Set all the material down again unchanged, without the pictures.
___
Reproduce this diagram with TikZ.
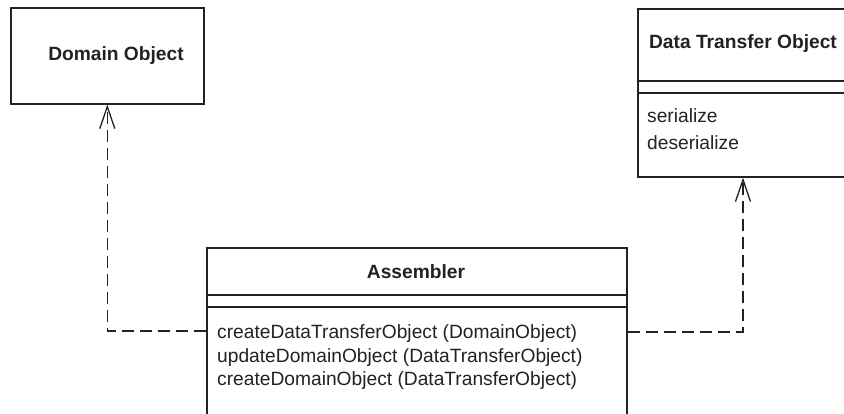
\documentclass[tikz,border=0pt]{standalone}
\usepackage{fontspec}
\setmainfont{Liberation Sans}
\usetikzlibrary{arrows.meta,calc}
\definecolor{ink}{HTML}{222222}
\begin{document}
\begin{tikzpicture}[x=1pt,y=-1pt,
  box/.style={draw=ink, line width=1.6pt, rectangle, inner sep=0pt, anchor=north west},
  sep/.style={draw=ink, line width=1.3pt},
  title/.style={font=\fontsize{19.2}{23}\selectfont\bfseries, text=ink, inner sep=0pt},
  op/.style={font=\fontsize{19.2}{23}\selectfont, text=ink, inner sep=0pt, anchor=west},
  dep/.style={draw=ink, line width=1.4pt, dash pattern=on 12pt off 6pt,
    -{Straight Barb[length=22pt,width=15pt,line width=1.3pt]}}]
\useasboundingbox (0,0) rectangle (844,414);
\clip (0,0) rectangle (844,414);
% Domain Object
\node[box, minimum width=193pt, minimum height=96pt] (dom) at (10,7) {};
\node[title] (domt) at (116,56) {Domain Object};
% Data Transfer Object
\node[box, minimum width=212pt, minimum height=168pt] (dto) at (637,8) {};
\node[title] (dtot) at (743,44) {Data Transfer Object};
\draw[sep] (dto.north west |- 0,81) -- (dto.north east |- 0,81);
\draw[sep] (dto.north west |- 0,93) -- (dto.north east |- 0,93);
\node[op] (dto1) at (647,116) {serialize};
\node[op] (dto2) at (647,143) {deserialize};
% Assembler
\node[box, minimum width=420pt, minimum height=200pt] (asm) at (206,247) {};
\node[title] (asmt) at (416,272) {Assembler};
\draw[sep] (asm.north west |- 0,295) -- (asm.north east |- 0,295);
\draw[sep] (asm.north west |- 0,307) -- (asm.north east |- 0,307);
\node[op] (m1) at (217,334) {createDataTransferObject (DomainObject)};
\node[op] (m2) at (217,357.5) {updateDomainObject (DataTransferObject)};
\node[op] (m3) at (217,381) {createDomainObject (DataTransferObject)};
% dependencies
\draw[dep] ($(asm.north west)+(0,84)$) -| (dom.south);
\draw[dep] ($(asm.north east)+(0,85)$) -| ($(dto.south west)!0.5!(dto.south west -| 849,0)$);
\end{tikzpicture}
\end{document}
___
### THE REPLY
Reproduce this diagram with TikZ.
\documentclass[tikz,border=0pt]{standalone}
\usepackage{fontspec}
\setmainfont{Liberation Sans}
\usetikzlibrary{arrows.meta,calc}
\definecolor{ink}{HTML}{222222}
\begin{document}
\begin{tikzpicture}[x=1pt,y=-1pt,
  box/.style={draw=ink, line width=1.6pt, rectangle, inner sep=0pt, anchor=north west},
  sep/.style={draw=ink, line width=1.3pt},
  title/.style={font=\fontsize{19.2}{23}\selectfont\bfseries, text=ink, inner sep=0pt},
  op/.style={font=\fontsize{19.2}{23}\selectfont, text=ink, inner sep=0pt, anchor=west},
  dep/.style={draw=ink, line width=1.4pt, dash pattern=on 12pt off 6pt,
    -{Straight Barb[length=22pt,width=15pt,line width=1.3pt]}}]
\useasboundingbox (0,0) rectangle (844,414);
\clip (0,0) rectangle (844,414);
% Domain Object
\node[box, minimum width=193pt, minimum height=96pt] (dom) at (10,7) {};
\node[title] (domt) at (116,56) {Domain Object};
% Data Transfer Object
\node[box, minimum width=212pt, minimum height=168pt] (dto) at (637,8) {};
\node[title] (dtot) at (743,44) {Data Transfer Object};
\draw[sep] (dto.north west |- 0,81) -- (dto.north east |- 0,81);
\draw[sep] (dto.north west |- 0,93) -- (dto.north east |- 0,93);
\node[op] (dto1) at (647,116) {serialize};
\node[op] (dto2) at (647,143) {deserialize};
% Assembler
\node[box, minimum width=420pt, minimum height=200pt] (asm) at (206,247) {};
\node[title] (asmt) at (416,272) {Assembler};
\draw[sep] (asm.north west |- 0,295) -- (asm.north east |- 0,295);
\draw[sep] (asm.north west |- 0,307) -- (asm.north east |- 0,307);
\node[op] (m1) at (217,334) {createDataTransferObject (DomainObject)};
\node[op] (m2) at (217,357.5) {updateDomainObject (DataTransferObject)};
\node[op] (m3) at (217,381) {createDomainObject (DataTransferObject)};
% dependencies
\draw[dep] ($(asm.north west)+(0,84)$) -| (dom.south);
\draw[dep] ($(asm.north east)+(0,85)$) -| ($(dto.south west)!0.5!(dto.south west -| 849,0)$);
\end{tikzpicture}
\end{document}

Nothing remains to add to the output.